この変化に振り回され、情報を後追いするだけの日々となることは、人生のコントロール感の喪失や自身の無力感につながります。

そのため、その変化の背景や過程、根拠となるデータを調べ、議論に参加しようと当事者意識を持つ、もしくは変化を予想して対策をすることが、人生のコントロールを取り戻す上で重要となります。
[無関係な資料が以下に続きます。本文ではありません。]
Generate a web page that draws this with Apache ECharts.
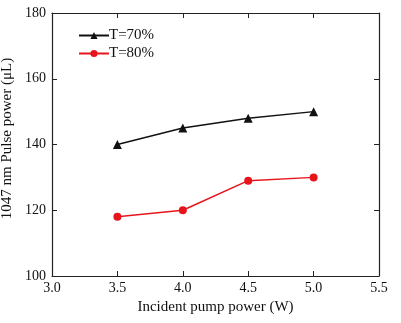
<!DOCTYPE html>
<html><head><meta charset="utf-8">
<script src="https://cdn.jsdelivr.net/npm/echarts@6/dist/echarts.min.js"></script>
<style>html,body{margin:0;padding:0;background:#fff}#c{width:401px;height:323px}</style>
</head><body><div id="c"></div>
<script>
const pumpPower = [3.5, 4.0, 4.5, 5.0];
const t70 = [140, 145, 148, 150];
const t80 = [118, 120, 129, 130];
const seriesNames = ['T=70%', 'T=80%'];
const xTitle = 'Incident pump power (W)';
const yTitle = '1047 nm Pulse power (\u03bcL)';

const font = 'Liberation Serif, Times New Roman, serif';
const axisCommon = {
  axisLine: {show: true, lineStyle: {color: '#222', width: 1.2}},
  axisTick: {show: true, inside: true, length: 5, lineStyle: {color: '#222', width: 1}},
  splitLine: {show: false}
};
const chart = echarts.init(document.getElementById('c'), null, {renderer: 'canvas'});
chart.setOption({
  backgroundColor: '#fff',
  animation: false,
  textStyle: {fontFamily: font},
  grid: {left: 52, right: 22, top: 13, bottom: 47, containLabel: false, outerBoundsMode: 'none'},
  legend: {
    left: 78, top: 28, padding: 0, orient: 'vertical', itemWidth: 30, itemHeight: 9, itemGap: 3,
    textStyle: {fontFamily: font, fontSize: 15, color: '#111', padding: [0,0,0,-5]},
    data: seriesNames
  },
  xAxis: [
    Object.assign({type: 'value', min: 3.0, max: 5.5, interval: 0.5, position: 'bottom',
      name: xTitle, nameLocation: 'middle', nameGap: 22,
      nameTextStyle: {fontFamily: font, fontSize: 15, color: '#111'},
      axisLabel: {fontFamily: font, fontSize: 14, color: '#111', margin: 5,
        formatter: v => v.toFixed(1)}}, axisCommon),
    Object.assign({type: 'value', min: 3.0, max: 5.5, interval: 0.5, position: 'top',
      axisLabel: {show: false}}, axisCommon)
  ],
  yAxis: [
    Object.assign({type: 'value', min: 100, max: 180, interval: 20, position: 'left',
      name: yTitle, nameLocation: 'middle', nameGap: 37,
      nameTextStyle: {fontFamily: font, fontSize: 15, color: '#111', padding: [0,0,0,12]},
      axisLabel: {fontFamily: font, fontSize: 14, color: '#111', margin: 6}}, axisCommon),
    Object.assign({type: 'value', min: 100, max: 180, interval: 20, position: 'right',
      axisLabel: {show: false}}, axisCommon)
  ],
  series: [
    {name: seriesNames[0], type: 'line', data: pumpPower.map((x, i) => [x, t70[i]]),
      symbol: 'triangle', symbolSize: 9, itemStyle: {color: '#111'},
      lineStyle: {color: '#111', width: 1.5}},
    {name: seriesNames[1], type: 'line', data: pumpPower.map((x, i) => [x, t80[i]]),
      symbol: 'circle', symbolSize: 8, itemStyle: {color: '#e8141c'},
      lineStyle: {color: '#e8141c', width: 1.5}}
  ]
});
</script></body></html>
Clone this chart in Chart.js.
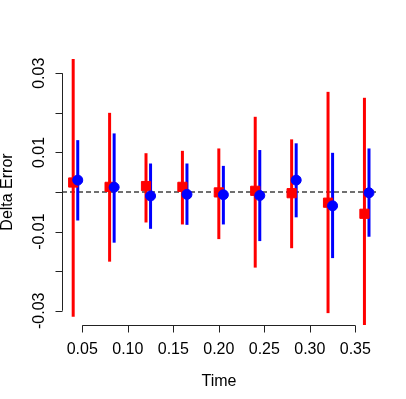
<!DOCTYPE html>
<html>
<head>
<meta charset="utf-8">
<script src="https://cdn.jsdelivr.net/npm/chart.js@4.4.1/dist/chart.umd.min.js"></script>
<style>
  html, body { margin: 0; padding: 0; background: #fff; }
  canvas { display: block; }
</style>
</head>
<body>
<canvas id="chart" width="406" height="399"></canvas>
<script>
// 데이터
const times = [0.04, 0.08, 0.12, 0.16, 0.20, 0.24, 0.28, 0.32, 0.36];
const blueShift = 0.005;

const redMean = [0.0024, 0.0013, 0.0015, 0.0013, -0.0001, 0.0003, -0.0003, -0.0027, -0.0055];
const redLow  = [-0.0315, -0.0176, -0.0077, -0.0082, -0.0119, -0.0191, -0.0142, -0.0306, -0.0337];
const redHigh = [0.0338, 0.0200, 0.0098, 0.0104, 0.0110, 0.0190, 0.0133, 0.0253, 0.0238];

const blueMean = [0.0030, 0.0012, -0.0010, -0.0006, -0.0007, -0.0009, 0.0030, -0.0035, -0.0002];
const blueLow  = [-0.0072, -0.0128, -0.0093, -0.0083, -0.0082, -0.0124, -0.0064, -0.0167, -0.0113];
const blueHigh = [0.0131, 0.0148, 0.0072, 0.0072, 0.0066, 0.0106, 0.0123, 0.0099, 0.0110];

const xTicks = [0.05, 0.10, 0.15, 0.20, 0.25, 0.30, 0.35];
const yTicks = [-0.03, -0.02, -0.01, 0.00, 0.01, 0.02, 0.03];
const yLabelTicks = [-0.03, -0.01, 0.01, 0.03];

const FONT = '16px "Liberation Sans", Arial, sans-serif';

// 오차 막대 + 기준선
const errorBars = {
    id: 'errorBars',
    beforeDatasetsDraw(chart) {
        const { ctx, chartArea: a, scales: { x, y } } = chart;
        ctx.save();
        ctx.beginPath();
        ctx.rect(a.left, a.top, a.right - a.left, a.bottom - a.top);
        ctx.clip();

        // y = 0 점선
        ctx.strokeStyle = '#707070';
        ctx.lineWidth = 2;
        ctx.setLineDash([5, 3]);
        ctx.beginPath();
        ctx.moveTo(a.left, y.getPixelForValue(0));
        ctx.lineTo(a.right, y.getPixelForValue(0));
        ctx.stroke();
        ctx.setLineDash([]);

        ctx.lineWidth = 3;
        times.forEach((t, i) => {
            ctx.strokeStyle = '#ff0000';
            ctx.beginPath();
            ctx.moveTo(x.getPixelForValue(t), y.getPixelForValue(redLow[i]));
            ctx.lineTo(x.getPixelForValue(t), y.getPixelForValue(redHigh[i]));
            ctx.stroke();
            ctx.strokeStyle = '#0000ff';
            ctx.beginPath();
            ctx.moveTo(x.getPixelForValue(t + blueShift), y.getPixelForValue(blueLow[i]));
            ctx.lineTo(x.getPixelForValue(t + blueShift), y.getPixelForValue(blueHigh[i]));
            ctx.stroke();
        });
        ctx.restore();
    }
};

// R 스타일 축
const rAxes = {
    id: 'rAxes',
    afterDraw(chart) {
        const { ctx, chartArea: a, scales: { x, y } } = chart;
        ctx.save();
        ctx.strokeStyle = '#222';
        ctx.fillStyle = '#000';
        ctx.lineWidth = 1;
        ctx.font = FONT;

        // x축
        const xb = Math.round(a.bottom) + 0.5;
        ctx.beginPath();
        ctx.moveTo(x.getPixelForValue(xTicks[0]), xb);
        ctx.lineTo(x.getPixelForValue(xTicks[xTicks.length - 1]), xb);
        xTicks.forEach(v => {
            const px = Math.round(x.getPixelForValue(v)) + 0.5;
            ctx.moveTo(px, xb);
            ctx.lineTo(px, xb + 7);
        });
        ctx.stroke();
        ctx.textAlign = 'center';
        ctx.textBaseline = 'alphabetic';
        xTicks.forEach(v => {
            ctx.fillText(v.toFixed(2), x.getPixelForValue(v), 354);
        });
        ctx.fillText('Time', (a.left + a.right) / 2, 386);

        // y축
        const yl = Math.round(a.left) + 0.5;
        ctx.beginPath();
        ctx.moveTo(yl, y.getPixelForValue(yTicks[0]));
        ctx.lineTo(yl, y.getPixelForValue(yTicks[yTicks.length - 1]));
        yTicks.forEach(v => {
            const py = Math.round(y.getPixelForValue(v)) + 0.5;
            ctx.moveTo(yl, py);
            ctx.lineTo(yl - 7, py);
        });
        ctx.stroke();
        yLabelTicks.forEach(v => {
            ctx.save();
            ctx.translate(43.5, y.getPixelForValue(v));
            ctx.rotate(-Math.PI / 2);
            ctx.fillText(v.toFixed(2), 0, 0);
            ctx.restore();
        });
        ctx.save();
        ctx.translate(12, (a.top + a.bottom) / 2);
        ctx.rotate(-Math.PI / 2);
        ctx.fillText('Delta Error', 0, 0);
        ctx.restore();

        ctx.restore();
    }
};

new Chart(document.getElementById('chart'), {
    type: 'scatter',
    data: {
        datasets: [
            {
                label: 'red',
                data: times.map((t, i) => ({ x: t, y: redMean[i] })),
                pointStyle: 'rect',
                pointRadius: 6.5,
                backgroundColor: '#ff0000',
                borderColor: '#ff0000',
                borderWidth: 1,
                order: 2
            },
            {
                label: 'blue',
                data: times.map((t, i) => ({ x: t + blueShift, y: blueMean[i] })),
                pointStyle: 'circle',
                pointRadius: 5,
                backgroundColor: '#0000ff',
                borderColor: '#0000ff',
                borderWidth: 1,
                order: 1
            }
        ]
    },
    options: {
        responsive: false,
        animation: false,
        devicePixelRatio: 1,
        layout: { padding: { left: 62, right: 30, top: 59, bottom: 74 } },
        scales: {
            x: { type: 'linear', min: 0.0277, max: 0.3727, display: false },
            y: { type: 'linear', min: -0.0336, max: 0.0336, display: false }
        },
        plugins: {
            legend: { display: false },
            tooltip: { enabled: false }
        }
    },
    plugins: [errorBars, rAxes]
});
</script>
</body>
</html>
しかし、すべての議論に参加したり、情報を調べることは時間的な制約から不可能です。

強い関心があるもの自分の生活に影響が大きいものを取り上げて、情報を調べ議論に参加し、可能なものは行動に移せないか試してみると、自分の人生の価値や社会への影響を広げることに繋がるきっかけとなります。

人間らしさが今後を生き抜く武器になる?

また、AIが活躍する世界で人に求められるのは、原点回帰で「人間らしさ」なのかもしれません。

例えば自動運転が発達した世界でも、生き残れるのはどのような運転手でしょうか?

純粋な運転技術ではなく、話していて楽しい、もてなしが心地よいといったその人の持つ人柄やパーソナリティによる付加価値を持つ方ではないでしょうか。
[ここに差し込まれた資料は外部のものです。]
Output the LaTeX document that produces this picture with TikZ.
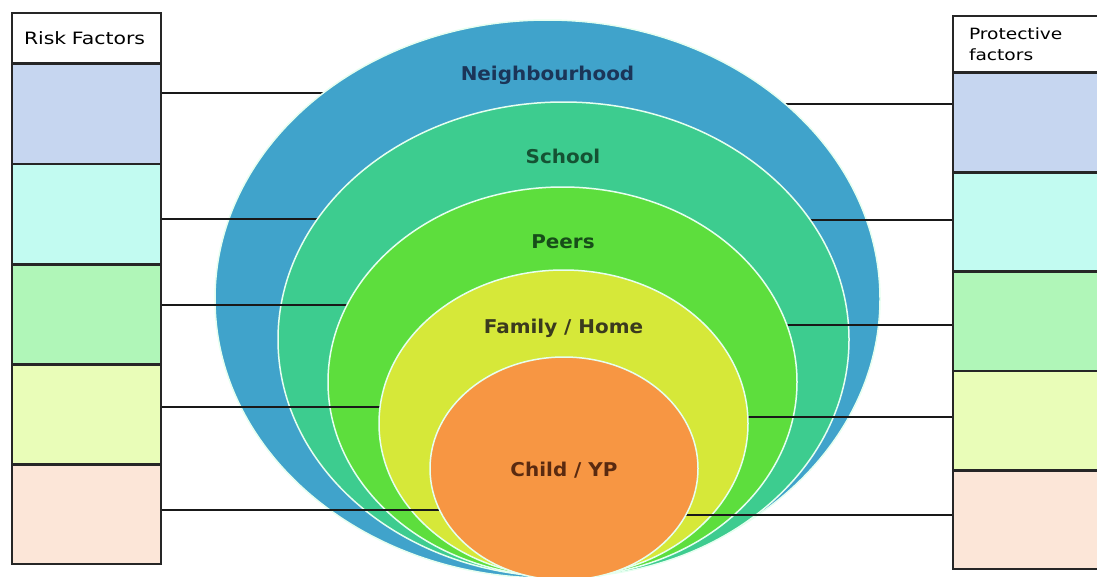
\documentclass[tikz,border=0pt]{standalone}
\usepackage{fontspec}
\setmainfont{DejaVu Sans}
\newfontfamily\boxfont[FakeStretch=1.2]{DejaVu Sans}
\newfontfamily\ringfont[FakeStretch=1.05]{DejaVu Sans}
\usetikzlibrary{positioning, shapes.geometric}

\definecolor{lblue}{HTML}{C6D6F0}
\definecolor{lcyan}{HTML}{C2FBF1}
\definecolor{lgreen}{HTML}{B0F6B8}
\definecolor{lyellow}{HTML}{E9FDB8}
\definecolor{lpeach}{HTML}{FCE6D8}
\definecolor{nbhblue}{HTML}{40A3CB}
\definecolor{schoolteal}{HTML}{3DCC8F}
\definecolor{peersgreen}{HTML}{5DDE3D}
\definecolor{homeyellow}{HTML}{D6E839}
\definecolor{childorange}{HTML}{F79643}
\definecolor{ringline}{HTML}{E6FFF0}
\definecolor{nbhtext}{HTML}{1B3558}
\definecolor{schooltext}{HTML}{155233}
\definecolor{peerstext}{HTML}{174D19}
\definecolor{hometext}{HTML}{3A3A1E}
\definecolor{childtext}{HTML}{5A2A10}

\begin{document}
\begin{tikzpicture}[x=1pt, y=-1pt,
    factor/.style = {draw=black!85, line width=1.4pt, inner sep=0pt},
    header/.style = {factor, fill=white, align=left},
    ring/.style = {ellipse, draw=ringline, line width=1.5pt, inner sep=0pt},
    link/.style = {draw=black!90, line width=1.9pt},
    lbl/.style = {anchor=base, font=\ringfont\fontsize{19}{22}\selectfont\bfseries}]
    \useasboundingbox (0,0) rectangle (1097,576);

    % risk factors column
    \node[header, minimum width=149pt, minimum height=50pt, text width=125pt, inner xsep=12pt,
          font=\boxfont\fontsize{17}{20}\selectfont] (rf0) at (86.5,38) {Risk Factors};
    \foreach \c [count=\i, remember=\i as \j (initially 0)] in {lblue, lcyan, lgreen, lyellow, lpeach}
        \node[factor, fill=\c, minimum width=149pt, minimum height=98.8pt, below=0pt of rf\j] (rf\i) {};

    % protective factors column
    \node[header, minimum width=146pt, minimum height=56pt, text width=114pt, inner xsep=16pt,
          font=\boxfont\fontsize{15.5}{21}\selectfont] (pf0) at (1026,44) {Protective\\factors};
    \foreach \c [count=\i, remember=\i as \j (initially 0)] in {lblue, lcyan, lgreen, lyellow, lpeach}
        \node[factor, fill=\c, minimum width=146pt, minimum height=98pt, below=0pt of pf\j] (pf\i) {};

    % rings, each with its two links underneath
    \foreach \i/\cx/\cy/\w/\h/\col/\ls/\rs in {
        1/547.5/299/665/558/nbhblue/21/18,
        2/563.5/339.5/571/475/schoolteal/-5/2,
        3/562.5/382/469/390/peersgreen/9/-4,
        4/563.5/423.5/369/307/homeyellow/7.5/4,
        5/564/468.5/268/223/childorange/4.5/5} {
        \coordinate (c\i) at (\cx,\cy);
        \draw[link] ([yshift=\ls pt]rf\i.east) coordinate (l\i) -- (l\i -| c\i);
        \draw[link] ([yshift=\rs pt]pf\i.west) coordinate (r\i) -- (r\i -| c\i);
        \node[ring, fill=\col, minimum width=\w pt, minimum height=\h pt] (ring\i) at (c\i) {};
    }

    % ring labels
    \node[lbl, text=nbhtext] (tNbh) at (547.5,80) {Neighbourhood};
    \node[lbl, text=schooltext] (tSchool) at (563,163) {School};
    \node[lbl, text=peerstext] (tPeers) at (563,248) {Peers};
    \node[lbl, text=hometext] (tHome) at (563.5,333) {Family / Home};
    \node[lbl, text=childtext] (tChild) at (564,476) {Child / YP};
\end{tikzpicture}
\end{document}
これらのスキルはEQ「心の知能指数」という形で、IQよりも重要ではないかと注目されているテーマであり、既にご存知の方もいらっしゃると思います。


このブログでも今後、EQを扱った書籍等を紹介しながら、EQが本当に必要なのかであったり、EQを鍛える方法を考えていければと思います。
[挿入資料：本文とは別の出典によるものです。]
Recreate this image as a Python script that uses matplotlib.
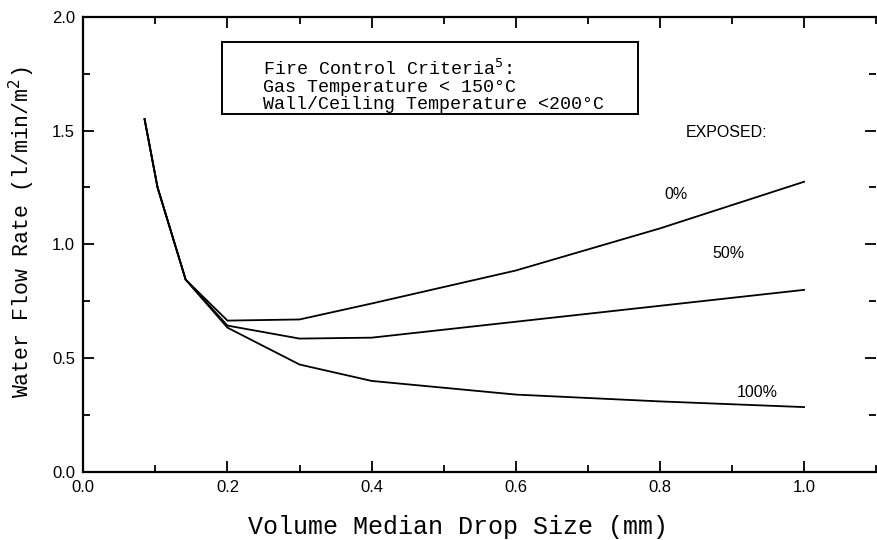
import matplotlib.pyplot as plt
from matplotlib.patches import Rectangle
from matplotlib.ticker import MultipleLocator, FormatStrFormatter

# drop size (mm) and required water flow rate (l/min/m2)
x_common = [0.085, 0.103, 0.142]
y_common = [1.55, 1.25, 0.845]

drop_size = [0.2, 0.3, 0.4, 0.6, 0.8, 1.0]
flow_0 = [0.665, 0.67, 0.74, 0.885, 1.07, 1.275]
flow_50 = [0.643, 0.586, 0.59, 0.66, 0.73, 0.80]
flow_100 = [0.634, 0.472, 0.40, 0.34, 0.31, 0.285]

series_labels = ['0%', '50%', '100%']
criteria = ['Fire Control Criteria$^5$:',
            'Gas Temperature < 150\u00b0C',
            'Wall/Ceiling Temperature <200\u00b0C']


def main():
    fig = plt.figure(figsize=(8.77, 5.4), dpi=100)
    ax = fig.add_axes([0.095, 0.126, 0.904, 0.843])

    mono = 'Liberation Mono'
    sans = ['Liberation Sans', 'DejaVu Sans']

    for flows in (flow_0, flow_50, flow_100):
        xs = x_common + drop_size
        ys = y_common + flows
        ax.plot(xs, ys, color='black', lw=1.3)

    ax.set_xlim(0, 1.1)
    ax.set_ylim(0, 2.0)
    ax.xaxis.set_major_locator(MultipleLocator(0.2))
    ax.xaxis.set_minor_locator(MultipleLocator(0.1))
    ax.yaxis.set_major_locator(MultipleLocator(0.5))
    ax.yaxis.set_minor_locator(MultipleLocator(0.25))
    ax.xaxis.set_major_formatter(FormatStrFormatter('%.1f'))
    ax.yaxis.set_major_formatter(FormatStrFormatter('%.1f'))
    ax.tick_params(which='both', direction='in', top=True, right=True,
                   width=1.3, labelsize=12, pad=6)
    ax.tick_params(which='major', length=8)
    ax.tick_params(which='minor', length=5)
    for lab in ax.get_xticklabels() + ax.get_yticklabels():
        lab.set_family(sans)

    for side in ('left', 'bottom', 'top'):
        ax.spines[side].set_linewidth(1.6)
    ax.spines['right'].set_visible(False)

    ax.set_xlabel('Volume Median Drop Size (mm)', family=mono, fontsize=18)
    ax.xaxis.set_label_coords(0.472, -0.095)
    ax.set_ylabel('Water Flow Rate (l/min/m$^2$)', family=mono, fontsize=15.5)
    ax.yaxis.set_label_coords(-0.058, 0.527)

    # criteria box
    ax.add_patch(Rectangle((0.175, 0.787), 0.525, 0.158, transform=ax.transAxes,
                           facecolor='white', edgecolor='black', lw=1.4,
                           zorder=3))
    ax.text(0.227, 0.849, '\n'.join(criteria), transform=ax.transAxes,
            family=mono, fontsize=13.2, linespacing=1.0, va='center',
            ha='left', zorder=4)

    ax.text(0.893, 1.49, 'EXPOSED:', family=sans, fontsize=11.5, ha='center',
            va='center')
    pos = [(0.822, 1.22), (0.895, 0.96), (0.935, 0.35)]
    for lab, (tx, ty) in zip(series_labels, pos):
        ax.text(tx, ty, lab, family=sans, fontsize=11.5, ha='center',
                va='center')

    plt.savefig('out.png', dpi=100)


if __name__ == "__main__":
    main()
また、EQを形成する基盤として、人間らしさとは何なのかという理解も重要になります。

この議論は紀元前からずっと繰り広げられてきた議論ですが、これを理解することで自分の人間らしさを磨くにはどうすればいいのかどのようなコミュニケーションを人は求めるのかの理解に繋がり、EQの向上に繋がるでしょう。

ありきたりな結論かもしれませんが、己を知り、自分に持っている武器を磨くことが、自分らしく生き残っていくための大事なアプローチとなります。

まとめ

今回までの記事で取り上げたスキルについて、ある点が気になる方もいらっしゃったと思います。

それはスキルが全体的に変化に対応して、準備するという受け身の姿勢である点です。

今回は変化を無視しない、向き合うということを自戒として記事を作りましたが、一番の理想はその一歩先、「変化を作り出す」側になることかもしれません。

理想を考える能力と問題発掘能力を、この「変化を作り出す」方に向けることで、より自分の人生のコントロール感や社会への貢献感を高めることができ、自分らしい充実した人生に近づくことができます。

身の回りで変わってほしいことは何か、変える必要があるものは何か、この世界の目指すべき姿はなんでしょうか。

是非考えてみてください。あなたの人生と世界を変える素晴らしいアイディアの元となるかもしれません!